Watching an AI create fake celebrity faces is nightmare fuel
Like an algorithmic version of John Carpenter’s The Thing, Nvidia has created a machine-learning system that morphs into hundred of made-up celebrity faces.
In a publication on the project, Nvidia’s researchers describe how they came up with a new way to spawn unique faces with the use of a generative adversarial network (GAN). This type of machine learning uses a pair of neural networks, and sets them in competition with each other. One of the networks is tasked with generating images, while the second is put in the role of discriminator – evaluating the work done by the former like an AI art critic.
The researchers claim they managed to create “images of unprecedented quality” by training the neural networks on a CelebA-HQ database of famous people.
“The key idea is to grow both the generator and discriminator progressively, starting from low-resolution images, and add new layers that deal with higher resolution details as the training progresses,” an intro to the report reads. “This greatly stabilises the training and allows us to produce images of unprecedented quality, e.g., CelebA images at 1024² resolution.”
Watching the faces morph into each other is a lesson in abject horror, but the individual ‘celebrities’ look remarkably convincing – and come as a neat metaphor for our culture’s cynical, cyclical generation of celebrities to boot.
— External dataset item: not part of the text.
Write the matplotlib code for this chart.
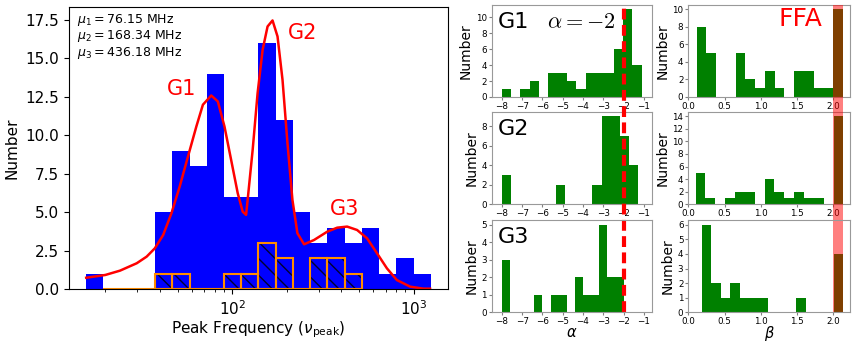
import numpy as np
import matplotlib
matplotlib.use("Agg")
from matplotlib import pyplot as plt
from matplotlib import transforms
from matplotlib.patches import Rectangle
from matplotlib.lines import Line2D
from matplotlib.ticker import MultipleLocator

# ---- left panel: peak frequency histogram (20 log bins) ----
nu_edges = np.logspace(1.196, 3.094, 21)
all_counts = [1, 0, 0, 0, 5, 9, 8, 14, 6, 6, 16, 11, 5, 3, 4, 3, 4, 1, 2, 1]
# hatched subset, bins 1..15
hatched_counts = [0, 0, 0, 1, 1, 0, 0, 1, 1, 3, 2, 0, 2, 2, 1]

# three-component fit
curve_nu = [15.7, 20.0, 24.1, 29.8, 33.8, 37.5, 41.7, 46.3, 51.4, 57.1, 63.5, 69.0,
            76.7, 83.4, 90.7, 98.7, 107.3, 114.3, 119.3, 121.7, 129.7, 138.1, 147.2,
            156.7, 166.9, 177.8, 189.4, 201.7, 214.8, 228.8, 249.0, 282.5, 334.1,
            379.0, 429.9, 487.7, 553.4, 627.9, 712.2, 807.9, 956.8, 1131.7, 1231.0]
curve_n = [0.75, 0.93, 1.21, 1.69, 2.12, 2.66, 3.53, 4.94, 6.67, 8.62, 10.57, 11.98,
           12.58, 12.19, 10.57, 8.40, 6.24, 5.04, 4.83, 5.80, 9.05, 12.74, 15.55,
           17.06, 17.45, 16.41, 13.60, 9.49, 5.80, 3.64, 2.92, 3.20, 3.74,
           4.00, 4.07, 3.85, 3.31, 2.34, 1.36, 0.60, 0.17, 0.04, 0.04]

mu_labels = [r"$\mu_1 = 76.15$ MHz", r"$\mu_2 = 168.34$ MHz", r"$\mu_3 = 436.18$ MHz"]

# ---- right panels: spectral index alpha and beta per group ----
groups = ["G1", "G2", "G3"]
alpha_edges = [np.linspace(-8.0, -1.1, 16), np.linspace(-8.0, -1.3, 16), np.linspace(-8.0, -2.0, 16)]
alpha_counts = [
    [1, 0, 1, 2, 0, 3, 3, 2, 1, 3, 3, 3, 6, 11, 4],
    [3, 0, 0, 0, 0, 0, 2, 0, 0, 0, 2, 9, 9, 7, 4],
    [3, 0, 0, 0, 1, 0, 1, 1, 0, 2, 1, 1, 5, 2, 2],
]
beta_edges = [np.linspace(0.115, 2.13, 16), np.linspace(0.10, 2.14, 16), np.linspace(0.19, 2.14, 16)]
beta_counts = [
    [8, 5, 0, 0, 5, 2, 1, 3, 1, 0, 3, 3, 1, 1, 10],
    [5, 1, 0, 1, 2, 2, 0, 4, 2, 1, 2, 1, 1, 0, 14],
    [6, 2, 1, 2, 1, 1, 1, 0, 0, 0, 1, 0, 0, 0, 4],
]
alpha_ystep = [2, 2, 1]
beta_ystep = [2, 2, 1]
ffa_band = (1.99, 2.14)
alpha_ffa = -2

fig = plt.figure(figsize=(8.6, 3.42), dpi=100)

ax = fig.add_axes([0.0802, 0.1541, 0.4407, 0.8254])
ax.set_xscale("log")
ax.stairs(all_counts, nu_edges, fill=True, color="blue")
w = np.diff(nu_edges)[1:16]
ax.bar(nu_edges[1:16], hatched_counts, width=w, align="edge", fill=False,
       hatch="\\\\", edgecolor="#000030", linewidth=0)
ax.bar(nu_edges[1:16], hatched_counts, width=w, align="edge", fill=False,
       edgecolor="darkorange", linewidth=1.5)
ax.plot(curve_nu, curve_n, color="red", lw=1.8)
ax.set_xlabel(r"Peak Frequency ($\nu_{\rm peak}$)", fontsize=11, labelpad=1)
ax.set_ylabel("Number", fontsize=11)
ax.tick_params(labelsize=11)
for i, s in enumerate(mu_labels):
    ax.text(0.022, 0.944 - 0.059 * i, s, transform=ax.transAxes, fontsize=9, va="baseline")
ax.text(43.5, 12.62, "G1", color="red", fontsize=15, va="baseline")
ax.text(204, 16.24, "G2", color="red", fontsize=15, va="baseline")
ax.text(346, 4.83, "G3", color="red", fontsize=15, va="baseline")

rows = [0.7164, 0.4029, 0.0863]
h = 0.270
a_axes, b_axes = [], []
for i in range(3):
    aa = fig.add_axes([0.5717, rows[i], 0.1864, h])
    aa.stairs(alpha_counts[i], alpha_edges[i], fill=True, color="green")
    aa.set_xlim(-8.5, -0.6)
    aa.xaxis.set_major_locator(MultipleLocator(1))
    aa.yaxis.set_major_locator(MultipleLocator(alpha_ystep[i]))
    aa.set_ylabel("Number", fontsize=10, labelpad=2)
    aa.text(0.035, 0.75, groups[i], transform=aa.transAxes, fontsize=16, va="baseline")
    if i == 0:
        aa.text(0.345, 0.75, r"$\alpha=-2$", transform=aa.transAxes, fontsize=16,
                va="baseline", math_fontfamily="cm")
    bb = fig.add_axes([0.8003, rows[i], 0.1881, h])
    bb.stairs(beta_counts[i], beta_edges[i], fill=True, color="green")
    bb.set_xlim(0, 2.23)
    bb.xaxis.set_major_locator(MultipleLocator(0.5))
    bb.yaxis.set_major_locator(MultipleLocator(beta_ystep[i]))
    bb.set_ylabel("Number", fontsize=10, labelpad=2)
    if i == 0:
        bb.text(0.557, 0.764, "FFA", color="red", transform=bb.transAxes, fontsize=18,
                va="baseline")
    for a in (aa, bb):
        a.tick_params(labelsize=6.3, length=2, pad=1.5, color="0.5")
        for sp in a.spines.values():
            sp.set_color("0.6")
    a_axes.append(aa)
    b_axes.append(bb)

a_axes[2].set_xlabel(r"$\alpha$", fontsize=10.5, labelpad=-1)
b_axes[2].set_xlabel(r"$\beta$", fontsize=10.5, labelpad=-2)

# dashed alpha = -2 line and FFA band running through all three rows
y_lo = rows[2]
y_hi = rows[0] + h
tr_a = transforms.blended_transform_factory(a_axes[2].transData, fig.transFigure)
a_axes[2].add_line(Line2D([alpha_ffa, alpha_ffa], [y_lo, y_hi], transform=tr_a, color="red",
                          lw=3, dashes=(2.6, 1.3), clip_on=False))
tr_b = transforms.blended_transform_factory(b_axes[2].transData, fig.transFigure)
b_axes[2].add_patch(Rectangle((ffa_band[0], y_lo), ffa_band[1] - ffa_band[0], y_hi - y_lo,
                              transform=tr_b, color="red", alpha=0.5, lw=0, clip_on=False))

fig.savefig("out.png", dpi=100)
Neural networks are becoming increasingly sophisticated, and their work is being applied in an increasing range of scenarios – some entertaining, some outright sinister. Recently an AI researcher claimed to create a system that is capable of telling a person’s sexuality from a single photo. Other researchers have trained networks to make computer-fooling fingerprints. That’s to say nothing of neural networks that make pornographic rock formations.